Kotleti are like Russian Meatballs or Rissoles, or something in between. Kotleti with Podlivka, is a whole other level of meaty goodness. I have 2 kotleti recipes you can make, Classic Beef Kotleti and Kangaroo Rissoles. Now you probably don’t have kangaroo in your store, so you can obviously substitute beef. Both kotleti recipes are made differently, and both taste amazing, so you will need to decide what appeals to you more.
Podlivka or sometimes called Podliva, is simply a gravy sauce, that is made to complement your meat. Some like the sauce on the side, others cook it all together. Kotleti with Podlivka can be served with any carbs, such as pasta, rice, mashed potato or even buckwheat.
This is my mum’s recipe, which I loved eating as a kid. The mushrooms and capsicums add extra flavor and depth and color to this recipe. We always ate Kotleti with Podlivka with spiral pasta. Mum says the spirals allow the podlivka and onions get stuck around them better, vs using a straight penne or macaroni.
Makes sense to me, so this dish can now only be eaten with spiral pastas, like Fusilli. It also tastes great over mashed potatoes. Eating Kotleti with pasta feels like a main meal, but Kotleti over mashed potato feels like a side dish to me (but I am not the biggest potato fan). That’s why I always use the pasta option.
If beef and Russian meatballs aren’t your thing, try my Salmon Podliva with Rice for a nice change. Seriously, you can’t go wrong with Kotleti with Podlivka. What’s not to love? Carbs, meat, sauce. Perfect! Bon Appetit! Приятного аппетита!
To prepare this meal, make the Classic Beef Kotleti first, the follow instructions below.
Russian Kotleti with Podlivka (Котлеты с подливкой)
- 1 medium onion diced
- 250 g mushrooms sliced
- 1 large red pepper cubed 2" pieces
- 2 tablespoons butter
- 2 tablespoons flour
- 1 1/2 tablespoon tomato paste
- 2 cups hot water
- bay leaf optional
- oil for frying
- 500 g spiral corkscrew pasta
Prepare the Beef Kotleti and pasta in advance. Cook pasta al dente. Set aside.

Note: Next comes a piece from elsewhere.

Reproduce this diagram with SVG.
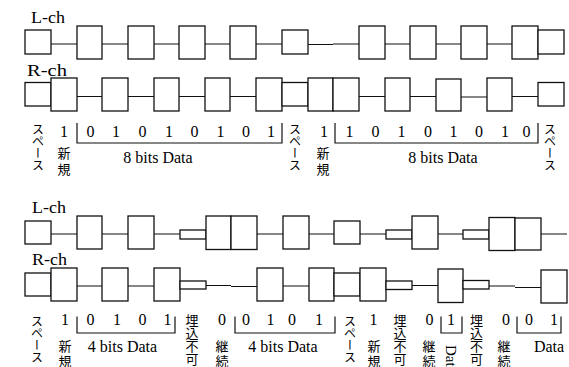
<svg xmlns="http://www.w3.org/2000/svg" width="569" height="367" viewBox="0 0 569 367">
<style>
.b{fill:#fff;stroke:#111;stroke-width:1.3}
.c{fill:none;stroke:#111;stroke-width:1.2}
.t{font-family:"Liberation Serif","Times New Roman",serif;font-size:16px;fill:#000}
.ch{font-family:"Liberation Serif","Times New Roman",serif;font-size:17px;fill:#000}
.m{text-anchor:middle}
.v{font-family:"Noto Sans CJK JP","Noto Sans",sans-serif;font-size:12px;fill:#000;writing-mode:vertical-rl}
.v13{font-size:13px}
.vd{font-family:"Liberation Serif","Times New Roman",serif;font-size:15px;fill:#000;writing-mode:vertical-rl}
</style>
<rect width="569" height="367" fill="#fff"/>

<g id="connectors">
<path class="c" d="M51,44H77M102,44H128M154,44H179M205,44H230M256,44H282M308,44.5H333M333,44H359M385,44H410M436,44H461M487,44H512"/>
<path class="c" d="M77,96.5H102M128,96.5H154M179,96.5H205M230,96.5H256M359,96.5H385M410,96.5H436M461,97H487M512,96.5H538"/>
<path class="c" d="M51,234H77M102,234H128M154,234H180M257,234H283M309,234H334M360,234H386M438,234H463M541,234H567"/>
<path class="c" d="M77,286H102M128,286H154M206,285.5H231M231,286.5H257M283,286H309M412,285.5H438M489,286H515M515,287.5H541"/>
</g>

<g id="labels-ch">
<text class="ch" x="31" y="23" textLength="34" lengthAdjust="spacingAndGlyphs">L-ch</text>
<text class="ch" x="27" y="75.5" textLength="40" lengthAdjust="spacingAndGlyphs">R-ch</text>
<text class="ch" x="32" y="213" textLength="34" lengthAdjust="spacingAndGlyphs">L-ch</text>
<text class="ch" x="32" y="265" textLength="35" lengthAdjust="spacingAndGlyphs">R-ch</text>
</g>

<g id="top-L">
<rect id="tL0" class="b" x="25" y="30" width="26" height="24"/>
<rect id="tL2" class="b" x="77" y="26" width="25" height="33"/>
<rect id="tL4" class="b" x="128" y="26" width="26" height="33"/>
<rect id="tL6" class="b" x="179" y="26" width="26" height="33"/>
<rect id="tL8" class="b" x="230" y="26" width="26" height="33"/>
<rect id="tL10" class="b" x="282" y="30" width="26" height="24"/>
<rect id="tL13" class="b" x="359" y="26" width="26" height="33"/>
<rect id="tL15" class="b" x="410" y="26" width="26" height="33"/>
<rect id="tL17" class="b" x="461" y="26" width="26" height="33"/>
<rect id="tL19" class="b" x="512" y="26" width="26" height="33"/>
<rect id="tL20" class="b" x="538" y="30" width="26" height="24"/>
</g>

<g id="top-R">
<rect id="tR0" class="b" x="25" y="82.5" width="26" height="23.5"/>
<rect id="tR1" class="b" x="51" y="78" width="26" height="33"/>
<rect id="tR3" class="b" x="102" y="78" width="26" height="33"/>
<rect id="tR5" class="b" x="154" y="78" width="25" height="33"/>
<rect id="tR7" class="b" x="205" y="78" width="25" height="33"/>
<rect id="tR9" class="b" x="256" y="78" width="26" height="33"/>
<rect id="tR10" class="b" x="282" y="82.5" width="26" height="23.5"/>
<rect id="tR11" class="b" x="308" y="78" width="25" height="33"/>
<rect id="tR12" class="b" x="333" y="78" width="26" height="33"/>
<rect id="tR14" class="b" x="385" y="78" width="25" height="33"/>
<rect id="tR16" class="b" x="436" y="79" width="25" height="32"/>
<rect id="tR18" class="b" x="487" y="78" width="25" height="33"/>
<rect id="tR20" class="b" x="538" y="82.5" width="26" height="23.5"/>
</g>

<g id="bot-L">
<rect id="bL0" class="b" x="25" y="221" width="26" height="23"/>
<rect id="bL2" class="b" x="77" y="216" width="25" height="33"/>
<rect id="bL4" class="b" x="128" y="216" width="26" height="33"/>
<rect id="bL6" class="b" x="180" y="230" width="26" height="9"/>
<rect id="bL7" class="b" x="206" y="216" width="25" height="33.5"/>
<rect id="bL8" class="b" x="231" y="216" width="26" height="33.5"/>
<rect id="bL10" class="b" x="283" y="216" width="26" height="33"/>
<rect id="bL12" class="b" x="334" y="221" width="26" height="23"/>
<rect id="bL14" class="b" x="386" y="230" width="26" height="9"/>
<rect id="bL15" class="b" x="412" y="216" width="26" height="33"/>
<rect id="bL17" class="b" x="463" y="230" width="26" height="9"/>
<rect id="bL18" class="b" x="489" y="217.5" width="26" height="33"/>
<rect id="bL19" class="b" x="515" y="218" width="26" height="32"/>
</g>

<g id="bot-R">
<rect id="bR0" class="b" x="25" y="273" width="26" height="23"/>
<rect id="bR1" class="b" x="51" y="268" width="26" height="33"/>
<rect id="bR3" class="b" x="102" y="268" width="26" height="33"/>
<rect id="bR5" class="b" x="154" y="268" width="26" height="33"/>
<rect id="bR6" class="b" x="180" y="281" width="26" height="8"/>
<rect id="bR9" class="b" x="257" y="268" width="26" height="33"/>
<rect id="bR11" class="b" x="309" y="268" width="25" height="33"/>
<rect id="bR12" class="b" x="334" y="273" width="26" height="23"/>
<rect id="bR13" class="b" x="360" y="268" width="26" height="33"/>
<rect id="bR14" class="b" x="386" y="281" width="26" height="8.5"/>
<rect id="bR16" class="b" x="438" y="269" width="25" height="33.5"/>
<rect id="bR17" class="b" x="463" y="280.5" width="26" height="8.5"/>
<rect id="bR20" class="b" x="541" y="270" width="26" height="33"/>
</g>

<g id="top-labels">
<text class="v" x="38" y="123">スペース</text>
<text class="t m" x="64" y="137">1</text>
<text class="v v13" x="64" y="147" letter-spacing="3">新規</text>
<path class="c" d="M77,123V143H282V123"/>
<text class="t m" y="137"><tspan x="90.5">0</tspan><tspan x="116">1</tspan><tspan x="142.5">0</tspan><tspan x="169">1</tspan><tspan x="194.5">0</tspan><tspan x="220.5">1</tspan><tspan x="246">0</tspan><tspan x="271">1</tspan></text>
<text class="t m" x="158" y="163">8 bits Data</text>
<text class="v" x="295" y="123">スペース</text>
<text class="t m" x="324" y="137">1</text>
<text class="v v13" x="323" y="147" letter-spacing="3">新規</text>
<path class="c" d="M335,123V143H538V123"/>
<text class="t m" y="137"><tspan x="349.5">1</tspan><tspan x="375.5">0</tspan><tspan x="401.5">1</tspan><tspan x="428">0</tspan><tspan x="453.5">1</tspan><tspan x="479">0</tspan><tspan x="505">1</tspan><tspan x="526.5">0</tspan></text>
<text class="t m" x="443" y="163">8 bits Data</text>
<text class="v" x="550" y="123">スペース</text>
</g>

<g id="bottom-labels">
<text class="v" x="37" y="315">スペース</text>
<text class="t m" x="65" y="325">1</text>
<text class="v v13" x="65" y="340" letter-spacing="2">新規</text>
<path class="c" d="M77,316.5V333H175V316.5"/>
<text class="t m" y="325"><tspan x="90.5">0</tspan><tspan x="117">1</tspan><tspan x="142.5">0</tspan><tspan x="167.5">1</tspan></text>
<text class="t m" x="122.5" y="352">4 bits Data</text>
<text class="v v13" x="192" y="314">埋込不可</text>
<text class="t m" x="222" y="325">0</text>
<text class="v v13" x="222" y="340" letter-spacing="2">継続</text>
<path class="c" d="M235,316.5V333H335V316.5"/>
<text class="t m" y="325"><tspan x="246">0</tspan><tspan x="270.5">1</tspan><tspan x="292">0</tspan><tspan x="319">1</tspan></text>
<text class="t m" x="283" y="352">4 bits Data</text>
<text class="v" x="350" y="315">スペース</text>
<text class="t m" x="373.5" y="325">1</text>
<text class="v v13" x="374" y="340" letter-spacing="2">新規</text>
<text class="v v13" x="400" y="314">埋込不可</text>
<text class="t m" x="429.5" y="325">0</text>
<text class="v v13" x="429" y="340" letter-spacing="2">継続</text>
<path class="c" d="M441,316.5V333H462V316.5"/>
<text class="t m" x="451" y="325">1</text>
<text class="vd" x="451" y="345">Data</text>
<text class="v v13" x="476.5" y="314">埋込不可</text>
<text class="t m" x="506" y="325">0</text>
<text class="v v13" x="504" y="340" letter-spacing="2">継続</text>
<path class="c" d="M517,316.5V333H561V316.5"/>
<text class="t m" y="325"><tspan x="529">0</tspan><tspan x="554">1</tspan></text>
<text class="t m" x="549" y="352">Data</text>
</g>
</svg>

Saute the onions in 1 tablespoon of oil on high until golden brown. Set side.
Saute the sliced mushrooms until the juices are release and they turn golden brown, about 7-8 minutes. Set aside.
Saute the red peppers for about 1-2 minutes, maximum. You just flash fry them, still maintaining their colour. They will continue their cooking later. If you over cook them, they will become mush at the end of the recipe. Trust me. Set aside.
Melt the button in a frying pan until completely melted. Add the flour and mix together using a whisk, whisking til smooth and without lumps.. You are making a roux here, so it might be a bit grainy, but it's important to not have any lumps. Fry flour mixture for 2 minutes on medium-low heat, being careful not to burn it, constantly stirring. Mix in the tomato paste and cook for about another minute.
Add the cooked onions and mix through. Whisk in 2 cups of hot water (you can use broth for a richer flavour). Keep stirring out any lumps. Add the bay leaf (optional). Bring to a boil and simmer for about 5 minutes until thickened. Add salt and pepper to taste. Important - taste and adjust. If too thick, you can add more water
In a large stockpot, lay the pre-made kotleti, side by side. Spread the cooked mushroom and peppers across the kotleti. Pour the onion gravy podliva mixture on top of it all, and bring to a low simmer for about 10 minutes.
Serve over cooked spiral pasta, or on mashed potatoes as your main meal.